05 Mar 2009
In these volatile markets, securing prompt payment for your business becomes ever more important. How best can the finance function safeguard cashflow, even when customers refuse to pay on time or themselves go bust?
There are essentially two aspects to getting paid, getting everything right contractually when the deal is signed, and using the law to help you in the event of a dispute. Rather than leaving it to your legal department, however, the finance function should ensure everything is in place to facilitate payment before any customer becomes a bad debtor.
A good starting point is to include standard terms and conditions within every invoice. An easy way to stop any dispute over whose T&Cs apply, is to ensure that you, as the seller, include a clause to the effect that yours apply exclusively to the contract and to all quotations and orders accepted. You should also include a clause specifying that under no circumstances will any terms introduced by the customer take priority over your T&Cs or change them unless agreed in writing by both parties.
Price is the vital aspect of any contract and as a minimum you should specify whether the price is exclusive of packaging, insurance, carriage and unloading of the goods if delivered off-site and whether the price is VAT inclusive or exclusive. You need to specify when and how payment is to be made. Making everything clear up front will help avoid dispute when it comes to payment.
Late payment does not entitle you to terminate your contract unless you include a clause specifically stating that the time of payment for the goods or services is ‘of the essence’. Apart from offering discounts and payment in installments as a means of encouraging prompt payment, you should also include a provision that in the event that payment is late, the customer agrees to pay interest on the amount outstanding. The rate of interest should not be excessive, otherwise there is a risk that it may be held by the courts to consti tute a penalty and therefore unenforceable.
Ensure there is nothing missing from the terms that could make them unenforceable by a court. For example, it is crucial to stipulate that the T &Cs are governed by English law when contracting with foreign entities, especially those within the EU (although this could be overridden by some countries).
Where there is a contract for the sale of specified goods, you can retain the right to ownership until payment is received, provided that you and your customer have agreed to this and it is stated in your terms.

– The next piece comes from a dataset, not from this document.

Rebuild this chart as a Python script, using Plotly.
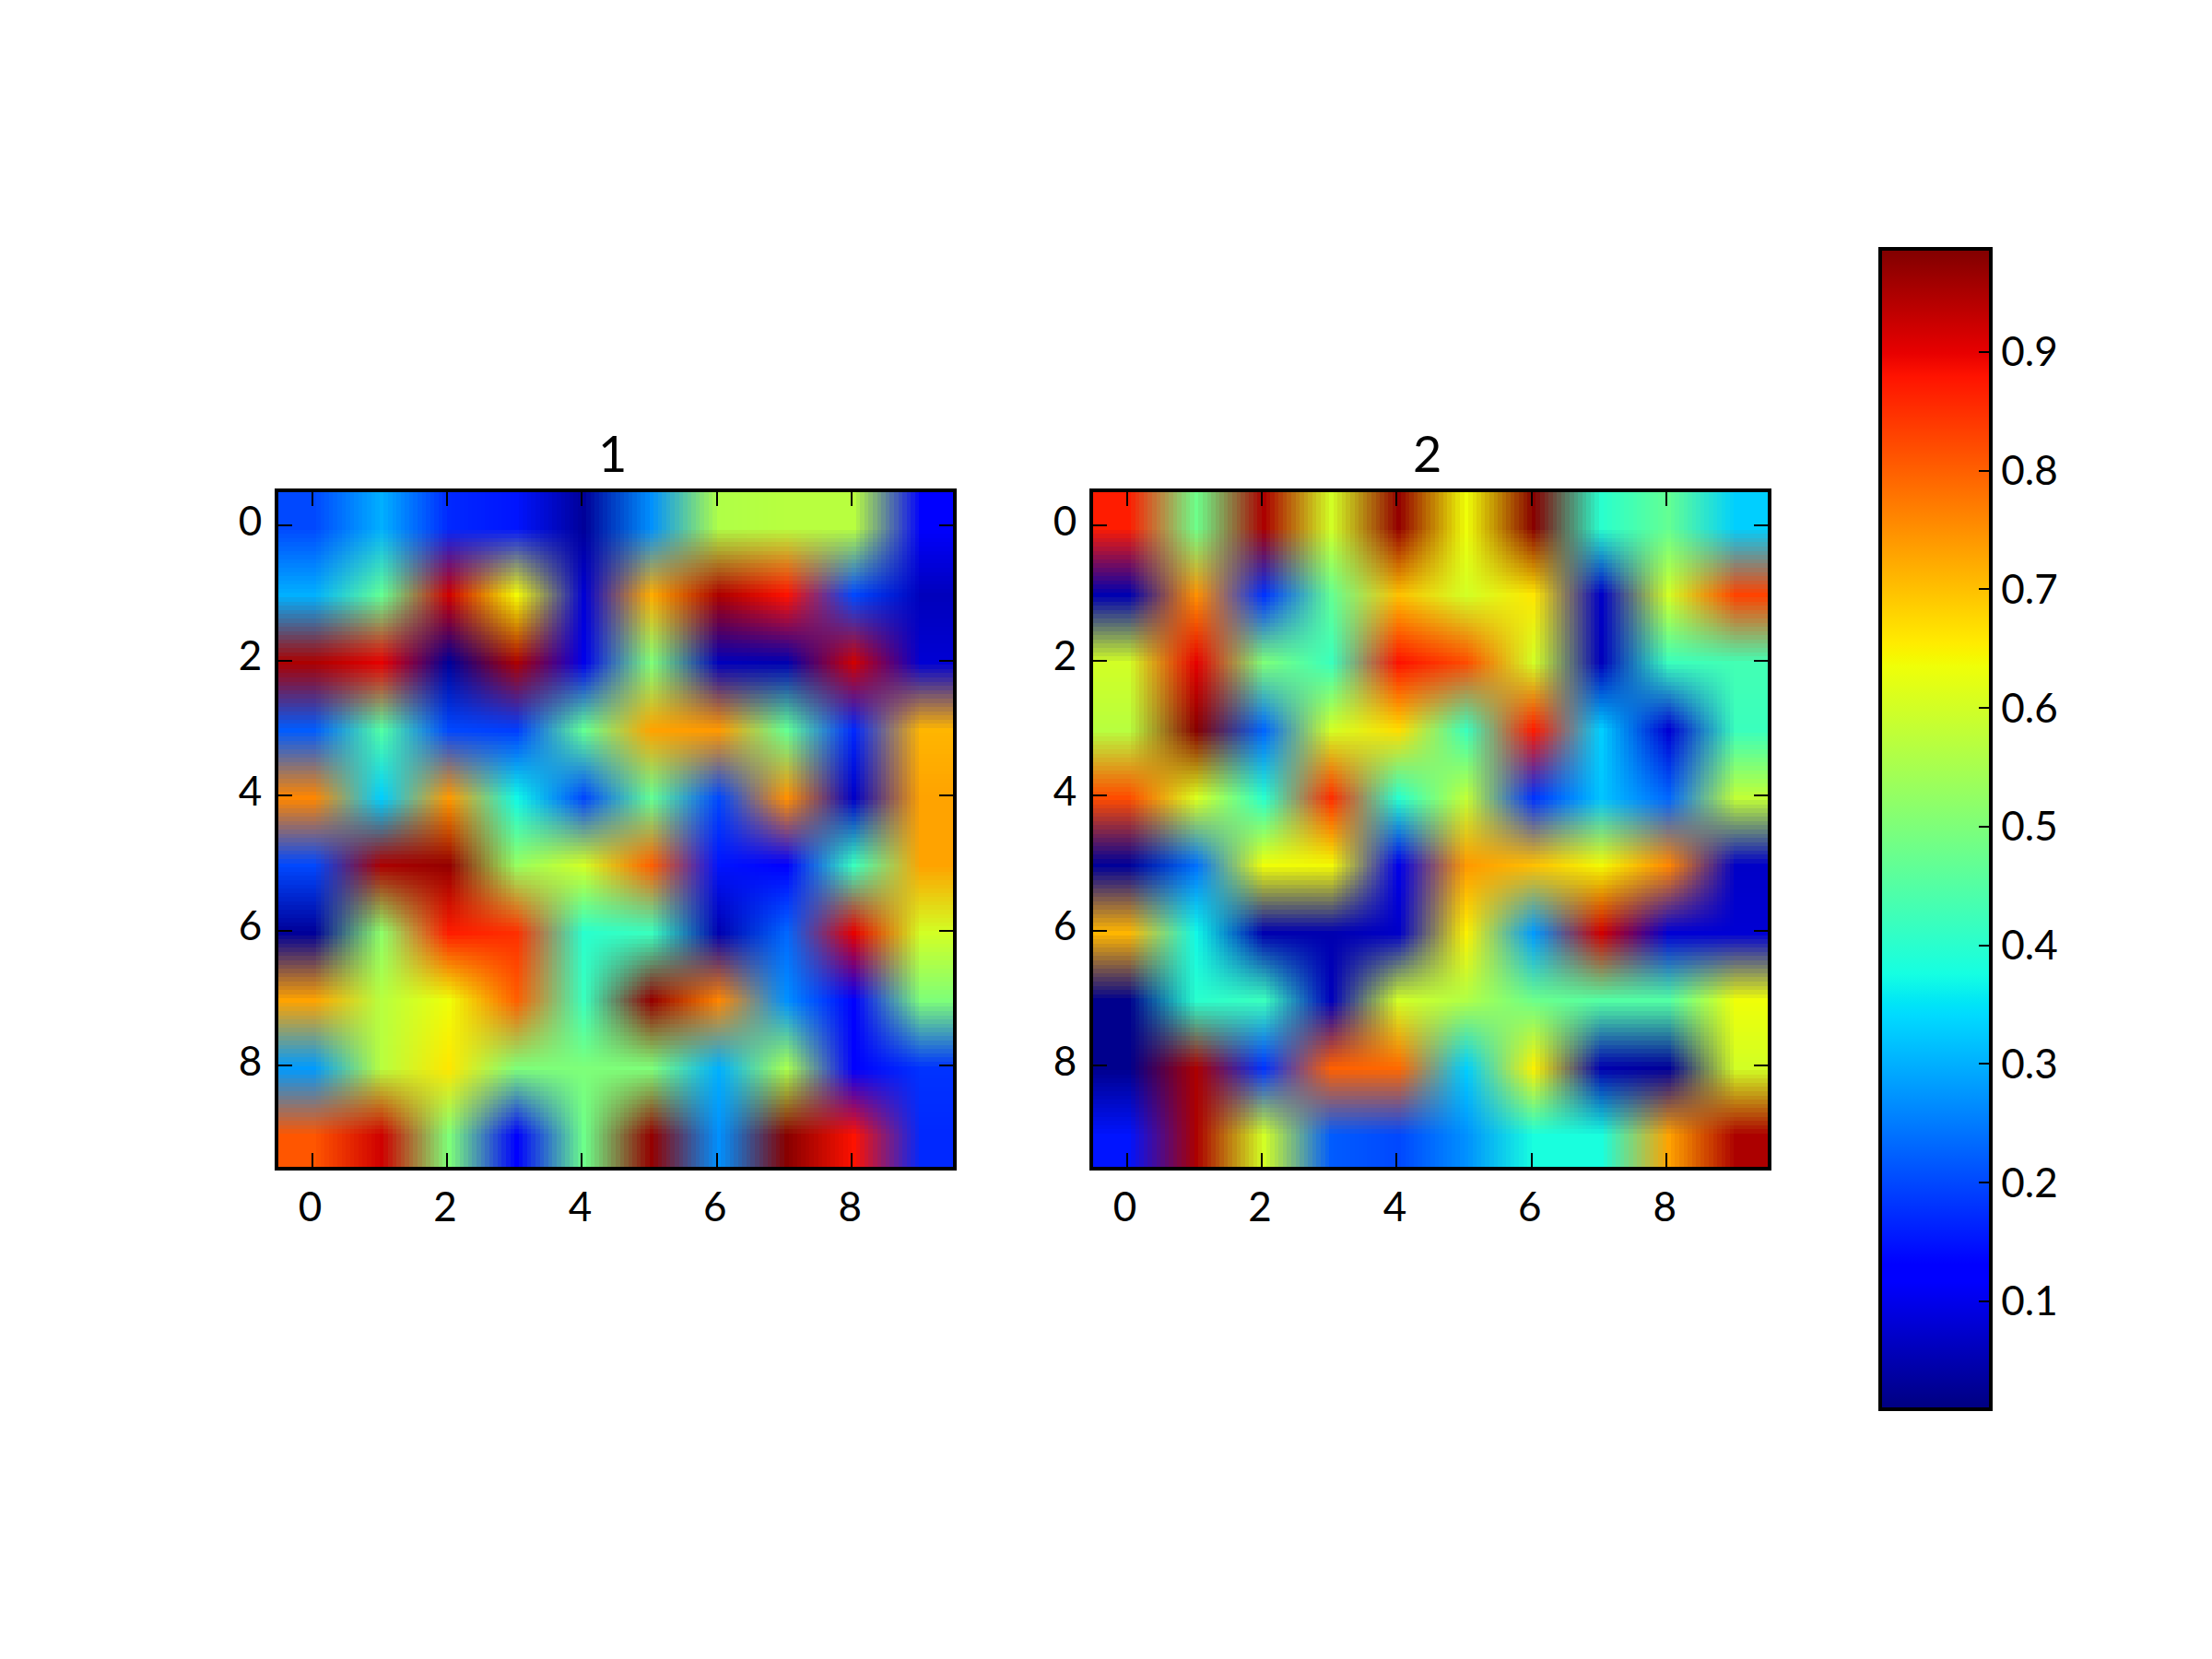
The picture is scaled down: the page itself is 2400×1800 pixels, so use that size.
# Two smoothed 10x10 heatmaps sharing one jet colorbar

import numpy as np
import plotly.graph_objects as go

# Values, row by row (row 0 on top)
values_1 = [
    [0.20, 0.30, 0.17, 0.15, 0.03, 0.27, 0.56, 0.57, 0.57, 0.12],
    [0.30, 0.47, 0.92, 0.64, 0.08, 0.72, 0.95, 0.88, 0.20, 0.06],
    [0.95, 0.90, 0.03, 0.95, 0.10, 0.50, 0.06, 0.05, 0.92, 0.08],
    [0.22, 0.45, 0.20, 0.19, 0.47, 0.73, 0.74, 0.47, 0.17, 0.71],
    [0.76, 0.33, 0.74, 0.37, 0.20, 0.47, 0.20, 0.75, 0.07, 0.73],
    [0.20, 0.95, 0.97, 0.53, 0.60, 0.80, 0.15, 0.13, 0.42, 0.73],
    [0.03, 0.52, 0.87, 0.85, 0.40, 0.42, 0.05, 0.23, 0.90, 0.60],
    [0.73, 0.57, 0.635, 0.80, 0.42, 0.97, 0.76, 0.27, 0.12, 0.50],
    [0.28, 0.57, 0.66, 0.50, 0.50, 0.50, 0.30, 0.55, 0.12, 0.18],
    [0.81, 0.92, 0.50, 0.12, 0.48, 0.97, 0.27, 0.98, 0.88, 0.17],
]
values_2 = [
    [0.87, 0.48, 0.95, 0.60, 0.97, 0.635, 0.98, 0.40, 0.47, 0.33],
    [0.05, 0.75, 0.18, 0.47, 0.70, 0.60, 0.66, 0.07, 0.60, 0.83],
    [0.60, 0.90, 0.50, 0.42, 0.88, 0.82, 0.60, 0.06, 0.42, 0.43],
    [0.57, 0.98, 0.23, 0.60, 0.67, 0.42, 0.87, 0.33, 0.08, 0.42],
    [0.82, 0.61, 0.40, 0.85, 0.40, 0.58, 0.18, 0.32, 0.23, 0.58],
    [0.03, 0.24, 0.635, 0.64, 0.10, 0.74, 0.70, 0.64, 0.76, 0.07],
    [0.71, 0.37, 0.05, 0.05, 0.07, 0.65, 0.28, 0.92, 0.08, 0.08],
    [0.02, 0.40, 0.42, 0.06, 0.60, 0.56, 0.48, 0.45, 0.45, 0.635],
    [0.02, 0.95, 0.18, 0.80, 0.79, 0.33, 0.65, 0.05, 0.03, 0.60],
    [0.15, 0.95, 0.60, 0.22, 0.20, 0.27, 0.38, 0.38, 0.73, 0.95],
]
titles = ["1", "2"]
colorbar_ticks = [0.1, 0.2, 0.3, 0.4, 0.5, 0.6, 0.7, 0.8, 0.9]
value_min = 0.009
value_max = 0.987

W, H = 2400, 1800
OFFSET = 8  # the page puts the plot this far from its corner
FONT = "Lato"

# matplotlib jet
red = ([0, 0.35, 0.66, 0.89, 1], [0, 0, 1, 1, 0.5])
green = ([0, 0.125, 0.375, 0.64, 0.91, 1], [0, 0, 1, 1, 0, 0])
blue = ([0, 0.11, 0.34, 0.65, 1], [0.5, 1, 1, 0, 0])
stops = sorted(set(red[0] + green[0] + blue[0]))
jet = [
    [
        s,
        "rgb({:.0f},{:.0f},{:.0f})".format(
            255 * np.interp(s, *red), 255 * np.interp(s, *green), 255 * np.interp(s, *blue)
        ),
    ]
    for s in stops
]


def px_x(p):
    return (p - OFFSET) / W


def px_y(p):
    return 1 - (p - OFFSET) / H


fig = go.Figure()
# "fast" lets the browser scale a 10x10 image, so colours blend in RGB as in the reference
fig.add_trace(go.Heatmap(z=values_1, coloraxis="coloraxis", zsmooth="fast", xaxis="x", yaxis="y"))
fig.add_trace(go.Heatmap(z=values_2, coloraxis="coloraxis", zsmooth="fast", xaxis="x2", yaxis="y2"))

x_axis = dict(
    range=[-0.5, 9.5],
    tick0=0,
    dtick=2,
    ticks="inside",
    ticklen=15,
    tickwidth=2,
    tickcolor="black",
    showline=True,
    linecolor="black",
    linewidth=4,
    mirror="allticks",
    showgrid=False,
    zeroline=False,
    ticklabelstandoff=2,
    ticklabelshift=-2,
    tickfont=dict(family=FONT, size=44, color="black"),
)
y_axis = dict(x_axis, range=[9.5, -0.5], ticklabelstandoff=5, ticklabelshift=5)
# the axis lines sit just outside the domain
y_domain = [px_y(1266), px_y(533.5)]

fig.update_layout(
    width=W,
    height=H,
    margin=dict(l=0, r=0, t=0, b=0),
    paper_bgcolor="white",
    plot_bgcolor="white",
    showlegend=False,
    xaxis=dict(x_axis, domain=[px_x(302), px_x(1034)], anchor="y"),
    yaxis=dict(y_axis, domain=y_domain, anchor="x"),
    xaxis2=dict(x_axis, domain=[px_x(1186), px_x(1918)], anchor="y2"),
    yaxis2=dict(y_axis, domain=y_domain, anchor="x2"),
    coloraxis=dict(
        cmin=value_min,
        cmax=value_max,
        colorscale=jet,
        colorbar=dict(
            x=px_x(2040),
            xanchor="left",
            xpad=0,
            y=px_y(1529),
            yanchor="bottom",
            ypad=0,
            len=(1529 - 270) / H,
            lenmode="fraction",
            thickness=120,
            thicknessmode="pixels",
            outlinecolor="black",
            outlinewidth=4,
            ticks="inside",
            ticklen=15,
            tickwidth=2,
            tickcolor="black",
            tickvals=colorbar_ticks,
            ticktext=[str(t) for t in colorbar_ticks],
            tickfont=dict(family=FONT, size=44, color="black"),
        ),
    ),
    annotations=[
        dict(
            text=t,
            x=0.5,
            xref=ref + " domain",
            y=1,
            yref=ref.replace("x", "y") + " domain",
            yanchor="bottom",
            xshift=-4,
            yshift=8,
            showarrow=False,
            font=dict(family=FONT, size=54, color="black"),
        )
        for t, ref in zip(titles, ["x", "x2"])
    ],
)

fig.write_html("out.html")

This will give you a form of security against your customer’s default or insolvency. To be valid, a retention of title clause must be incorporated in your terms and must exist at the time of supply. For a retention of title clause to work, your goods must also remain clearly identifiable from those of your customer. You can then recover your goods even if those goods have been manufactured or incorporated into some other property, provided that your goods are still identifiable in their original form.
If your best efforts still fail to ensure payment, what are your options? First you need to work out who the defendant would be in any court case and whether they are ‘good for the money’. The last thing you want is to incur the cost of bringing proceedings only to discover that the defendant has no assets from which to pay the original debt let alone the additional costs incurred.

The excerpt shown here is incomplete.